Information shown =>

------------------------------

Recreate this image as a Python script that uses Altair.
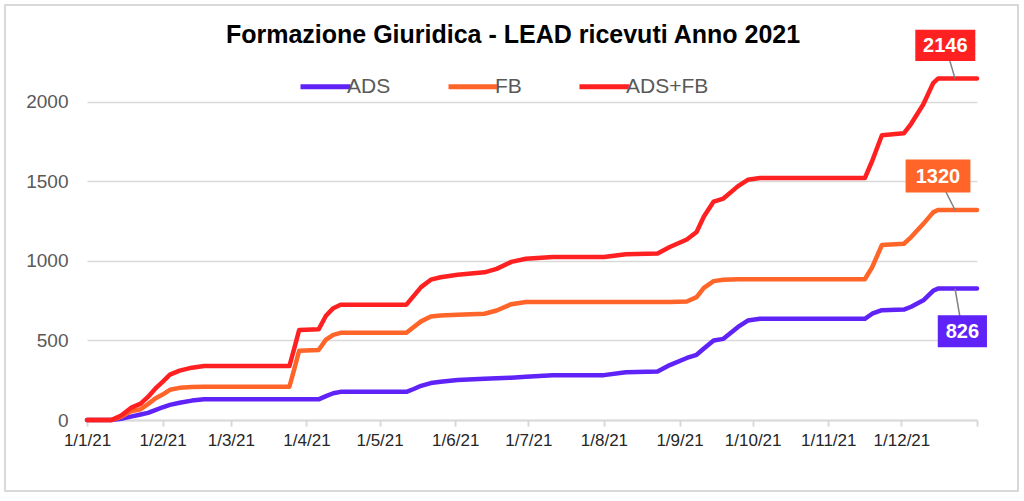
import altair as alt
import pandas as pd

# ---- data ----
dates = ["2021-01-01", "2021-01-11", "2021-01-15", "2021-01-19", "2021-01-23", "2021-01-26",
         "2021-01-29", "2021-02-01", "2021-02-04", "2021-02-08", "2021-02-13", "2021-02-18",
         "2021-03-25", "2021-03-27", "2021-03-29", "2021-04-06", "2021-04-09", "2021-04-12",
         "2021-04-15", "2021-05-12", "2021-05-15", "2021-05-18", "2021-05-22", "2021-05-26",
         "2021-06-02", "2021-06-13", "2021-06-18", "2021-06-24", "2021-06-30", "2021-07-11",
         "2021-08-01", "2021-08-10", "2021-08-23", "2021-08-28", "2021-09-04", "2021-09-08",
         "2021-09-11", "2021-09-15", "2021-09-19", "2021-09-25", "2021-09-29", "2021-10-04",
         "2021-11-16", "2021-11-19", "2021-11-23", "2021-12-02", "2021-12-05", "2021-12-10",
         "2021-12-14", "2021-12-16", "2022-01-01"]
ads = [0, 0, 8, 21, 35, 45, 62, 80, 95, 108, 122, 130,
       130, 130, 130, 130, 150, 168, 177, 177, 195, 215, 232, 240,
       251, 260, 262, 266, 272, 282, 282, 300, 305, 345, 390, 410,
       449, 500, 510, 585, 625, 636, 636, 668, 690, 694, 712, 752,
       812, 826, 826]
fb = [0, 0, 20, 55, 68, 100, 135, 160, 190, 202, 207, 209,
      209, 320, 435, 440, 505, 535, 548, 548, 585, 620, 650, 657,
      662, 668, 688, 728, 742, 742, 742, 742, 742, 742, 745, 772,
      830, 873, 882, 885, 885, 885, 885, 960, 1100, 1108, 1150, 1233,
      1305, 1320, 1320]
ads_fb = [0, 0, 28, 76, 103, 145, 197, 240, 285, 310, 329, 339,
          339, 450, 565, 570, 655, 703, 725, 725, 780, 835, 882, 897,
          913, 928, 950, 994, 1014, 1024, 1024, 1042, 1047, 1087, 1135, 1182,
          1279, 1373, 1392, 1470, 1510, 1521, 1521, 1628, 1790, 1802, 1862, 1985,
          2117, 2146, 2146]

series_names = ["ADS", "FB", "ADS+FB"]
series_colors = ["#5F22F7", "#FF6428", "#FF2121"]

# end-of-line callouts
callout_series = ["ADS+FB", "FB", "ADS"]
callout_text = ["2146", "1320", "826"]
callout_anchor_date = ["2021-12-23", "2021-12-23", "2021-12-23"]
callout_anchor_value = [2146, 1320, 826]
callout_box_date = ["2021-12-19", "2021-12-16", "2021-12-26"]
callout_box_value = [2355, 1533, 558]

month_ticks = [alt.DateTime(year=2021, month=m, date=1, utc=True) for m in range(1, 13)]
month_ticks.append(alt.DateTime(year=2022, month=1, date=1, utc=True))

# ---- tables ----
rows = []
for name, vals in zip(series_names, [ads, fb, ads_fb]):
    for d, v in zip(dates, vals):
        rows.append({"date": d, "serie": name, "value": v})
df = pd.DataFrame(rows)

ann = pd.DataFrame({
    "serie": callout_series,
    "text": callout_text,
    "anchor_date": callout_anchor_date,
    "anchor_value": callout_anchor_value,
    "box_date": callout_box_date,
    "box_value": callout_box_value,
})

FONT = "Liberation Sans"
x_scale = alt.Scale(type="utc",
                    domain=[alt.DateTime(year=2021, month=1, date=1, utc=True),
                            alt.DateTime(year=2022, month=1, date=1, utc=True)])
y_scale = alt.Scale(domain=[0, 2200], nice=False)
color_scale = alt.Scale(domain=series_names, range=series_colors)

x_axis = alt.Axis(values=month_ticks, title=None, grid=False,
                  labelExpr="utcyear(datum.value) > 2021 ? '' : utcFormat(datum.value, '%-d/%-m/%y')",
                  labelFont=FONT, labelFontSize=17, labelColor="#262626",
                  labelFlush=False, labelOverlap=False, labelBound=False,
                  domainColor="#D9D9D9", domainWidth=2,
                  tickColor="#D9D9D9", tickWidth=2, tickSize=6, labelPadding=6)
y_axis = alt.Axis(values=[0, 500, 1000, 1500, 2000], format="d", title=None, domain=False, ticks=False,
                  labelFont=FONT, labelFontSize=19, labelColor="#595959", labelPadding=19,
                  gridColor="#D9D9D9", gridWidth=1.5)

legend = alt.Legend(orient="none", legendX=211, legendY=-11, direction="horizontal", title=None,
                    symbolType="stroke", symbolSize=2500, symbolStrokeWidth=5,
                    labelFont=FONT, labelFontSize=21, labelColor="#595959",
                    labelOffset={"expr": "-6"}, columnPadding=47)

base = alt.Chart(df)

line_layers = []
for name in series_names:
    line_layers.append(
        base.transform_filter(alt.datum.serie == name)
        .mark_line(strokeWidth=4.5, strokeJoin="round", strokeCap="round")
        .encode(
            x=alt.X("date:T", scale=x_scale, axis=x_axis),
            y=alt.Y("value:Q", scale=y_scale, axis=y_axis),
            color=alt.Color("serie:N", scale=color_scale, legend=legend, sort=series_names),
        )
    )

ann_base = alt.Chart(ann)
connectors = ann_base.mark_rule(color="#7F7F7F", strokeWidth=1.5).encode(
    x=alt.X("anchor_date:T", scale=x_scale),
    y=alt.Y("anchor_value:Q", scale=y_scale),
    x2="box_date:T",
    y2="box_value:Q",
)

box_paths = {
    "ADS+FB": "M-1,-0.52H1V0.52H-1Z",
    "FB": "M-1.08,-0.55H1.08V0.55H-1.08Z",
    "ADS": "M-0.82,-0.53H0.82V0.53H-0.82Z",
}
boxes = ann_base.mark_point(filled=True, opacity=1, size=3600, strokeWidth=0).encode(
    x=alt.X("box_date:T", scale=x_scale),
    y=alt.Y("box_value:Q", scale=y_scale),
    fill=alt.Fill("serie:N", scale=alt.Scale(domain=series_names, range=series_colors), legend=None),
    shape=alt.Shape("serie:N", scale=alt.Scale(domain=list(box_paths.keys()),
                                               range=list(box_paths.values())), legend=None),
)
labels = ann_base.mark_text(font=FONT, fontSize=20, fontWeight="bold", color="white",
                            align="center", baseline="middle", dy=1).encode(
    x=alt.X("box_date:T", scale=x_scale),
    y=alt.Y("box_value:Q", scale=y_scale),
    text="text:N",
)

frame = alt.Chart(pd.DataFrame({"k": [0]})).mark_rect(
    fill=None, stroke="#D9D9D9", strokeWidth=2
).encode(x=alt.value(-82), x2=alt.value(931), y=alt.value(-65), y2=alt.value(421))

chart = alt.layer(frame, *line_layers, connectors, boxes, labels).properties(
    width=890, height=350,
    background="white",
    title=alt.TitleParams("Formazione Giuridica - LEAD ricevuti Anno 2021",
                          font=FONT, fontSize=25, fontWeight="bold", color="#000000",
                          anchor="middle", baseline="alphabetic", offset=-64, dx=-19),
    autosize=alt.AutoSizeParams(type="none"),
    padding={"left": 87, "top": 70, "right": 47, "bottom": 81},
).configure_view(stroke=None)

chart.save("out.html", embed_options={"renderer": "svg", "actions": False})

------------------------------

What is required =>
Write out the full listing verbatim, excluding its pictures.

Correct result =>
Recreate this image as a Python script that uses Altair.
import altair as alt
import pandas as pd

# ---- data ----
dates = ["2021-01-01", "2021-01-11", "2021-01-15", "2021-01-19", "2021-01-23", "2021-01-26",
         "2021-01-29", "2021-02-01", "2021-02-04", "2021-02-08", "2021-02-13", "2021-02-18",
         "2021-03-25", "2021-03-27", "2021-03-29", "2021-04-06", "2021-04-09", "2021-04-12",
         "2021-04-15", "2021-05-12", "2021-05-15", "2021-05-18", "2021-05-22", "2021-05-26",
         "2021-06-02", "2021-06-13", "2021-06-18", "2021-06-24", "2021-06-30", "2021-07-11",
         "2021-08-01", "2021-08-10", "2021-08-23", "2021-08-28", "2021-09-04", "2021-09-08",
         "2021-09-11", "2021-09-15", "2021-09-19", "2021-09-25", "2021-09-29", "2021-10-04",
         "2021-11-16", "2021-11-19", "2021-11-23", "2021-12-02", "2021-12-05", "2021-12-10",
         "2021-12-14", "2021-12-16", "2022-01-01"]
ads = [0, 0, 8, 21, 35, 45, 62, 80, 95, 108, 122, 130,
       130, 130, 130, 130, 150, 168, 177, 177, 195, 215, 232, 240,
       251, 260, 262, 266, 272, 282, 282, 300, 305, 345, 390, 410,
       449, 500, 510, 585, 625, 636, 636, 668, 690, 694, 712, 752,
       812, 826, 826]
fb = [0, 0, 20, 55, 68, 100, 135, 160, 190, 202, 207, 209,
      209, 320, 435, 440, 505, 535, 548, 548, 585, 620, 650, 657,
      662, 668, 688, 728, 742, 742, 742, 742, 742, 742, 745, 772,
      830, 873, 882, 885, 885, 885, 885, 960, 1100, 1108, 1150, 1233,
      1305, 1320, 1320]
ads_fb = [0, 0, 28, 76, 103, 145, 197, 240, 285, 310, 329, 339,
          339, 450, 565, 570, 655, 703, 725, 725, 780, 835, 882, 897,
          913, 928, 950, 994, 1014, 1024, 1024, 1042, 1047, 1087, 1135, 1182,
          1279, 1373, 1392, 1470, 1510, 1521, 1521, 1628, 1790, 1802, 1862, 1985,
          2117, 2146, 2146]

series_names = ["ADS", "FB", "ADS+FB"]
series_colors = ["#5F22F7", "#FF6428", "#FF2121"]

# end-of-line callouts
callout_series = ["ADS+FB", "FB", "ADS"]
callout_text = ["2146", "1320", "826"]
callout_anchor_date = ["2021-12-23", "2021-12-23", "2021-12-23"]
callout_anchor_value = [2146, 1320, 826]
callout_box_date = ["2021-12-19", "2021-12-16", "2021-12-26"]
callout_box_value = [2355, 1533, 558]

month_ticks = [alt.DateTime(year=2021, month=m, date=1, utc=True) for m in range(1, 13)]
month_ticks.append(alt.DateTime(year=2022, month=1, date=1, utc=True))

# ---- tables ----
rows = []
for name, vals in zip(series_names, [ads, fb, ads_fb]):
    for d, v in zip(dates, vals):
        rows.append({"date": d, "serie": name, "value": v})
df = pd.DataFrame(rows)

ann = pd.DataFrame({
    "serie": callout_series,
    "text": callout_text,
    "anchor_date": callout_anchor_date,
    "anchor_value": callout_anchor_value,
    "box_date": callout_box_date,
    "box_value": callout_box_value,
})

FONT = "Liberation Sans"
x_scale = alt.Scale(type="utc",
                    domain=[alt.DateTime(year=2021, month=1, date=1, utc=True),
                            alt.DateTime(year=2022, month=1, date=1, utc=True)])
y_scale = alt.Scale(domain=[0, 2200], nice=False)
color_scale = alt.Scale(domain=series_names, range=series_colors)

x_axis = alt.Axis(values=month_ticks, title=None, grid=False,
                  labelExpr="utcyear(datum.value) > 2021 ? '' : utcFormat(datum.value, '%-d/%-m/%y')",
                  labelFont=FONT, labelFontSize=17, labelColor="#262626",
                  labelFlush=False, labelOverlap=False, labelBound=False,
                  domainColor="#D9D9D9", domainWidth=2,
                  tickColor="#D9D9D9", tickWidth=2, tickSize=6, labelPadding=6)
y_axis = alt.Axis(values=[0, 500, 1000, 1500, 2000], format="d", title=None, domain=False, ticks=False,
                  labelFont=FONT, labelFontSize=19, labelColor="#595959", labelPadding=19,
                  gridColor="#D9D9D9", gridWidth=1.5)

legend = alt.Legend(orient="none", legendX=211, legendY=-11, direction="horizontal", title=None,
                    symbolType="stroke", symbolSize=2500, symbolStrokeWidth=5,
                    labelFont=FONT, labelFontSize=21, labelColor="#595959",
                    labelOffset={"expr": "-6"}, columnPadding=47)

base = alt.Chart(df)

line_layers = []
for name in series_names:
    line_layers.append(
        base.transform_filter(alt.datum.serie == name)
        .mark_line(strokeWidth=4.5, strokeJoin="round", strokeCap="round")
        .encode(
            x=alt.X("date:T", scale=x_scale, axis=x_axis),
            y=alt.Y("value:Q", scale=y_scale, axis=y_axis),
            color=alt.Color("serie:N", scale=color_scale, legend=legend, sort=series_names),
        )
    )

ann_base = alt.Chart(ann)
connectors = ann_base.mark_rule(color="#7F7F7F", strokeWidth=1.5).encode(
    x=alt.X("anchor_date:T", scale=x_scale),
    y=alt.Y("anchor_value:Q", scale=y_scale),
    x2="box_date:T",
    y2="box_value:Q",
)

box_paths = {
    "ADS+FB": "M-1,-0.52H1V0.52H-1Z",
    "FB": "M-1.08,-0.55H1.08V0.55H-1.08Z",
    "ADS": "M-0.82,-0.53H0.82V0.53H-0.82Z",
}
boxes = ann_base.mark_point(filled=True, opacity=1, size=3600, strokeWidth=0).encode(
    x=alt.X("box_date:T", scale=x_scale),
    y=alt.Y("box_value:Q", scale=y_scale),
    fill=alt.Fill("serie:N", scale=alt.Scale(domain=series_names, range=series_colors), legend=None),
    shape=alt.Shape("serie:N", scale=alt.Scale(domain=list(box_paths.keys()),
                                               range=list(box_paths.values())), legend=None),
)
labels = ann_base.mark_text(font=FONT, fontSize=20, fontWeight="bold", color="white",
                            align="center", baseline="middle", dy=1).encode(
    x=alt.X("box_date:T", scale=x_scale),
    y=alt.Y("box_value:Q", scale=y_scale),
    text="text:N",
)

frame = alt.Chart(pd.DataFrame({"k": [0]})).mark_rect(
    fill=None, stroke="#D9D9D9", strokeWidth=2
).encode(x=alt.value(-82), x2=alt.value(931), y=alt.value(-65), y2=alt.value(421))

chart = alt.layer(frame, *line_layers, connectors, boxes, labels).properties(
    width=890, height=350,
    background="white",
    title=alt.TitleParams("Formazione Giuridica - LEAD ricevuti Anno 2021",
                          font=FONT, fontSize=25, fontWeight="bold", color="#000000",
                          anchor="middle", baseline="alphabetic", offset=-64, dx=-19),
    autosize=alt.AutoSizeParams(type="none"),
    padding={"left": 87, "top": 70, "right": 47, "bottom": 81},
).configure_view(stroke=None)

chart.save("out.html", embed_options={"renderer": "svg", "actions": False})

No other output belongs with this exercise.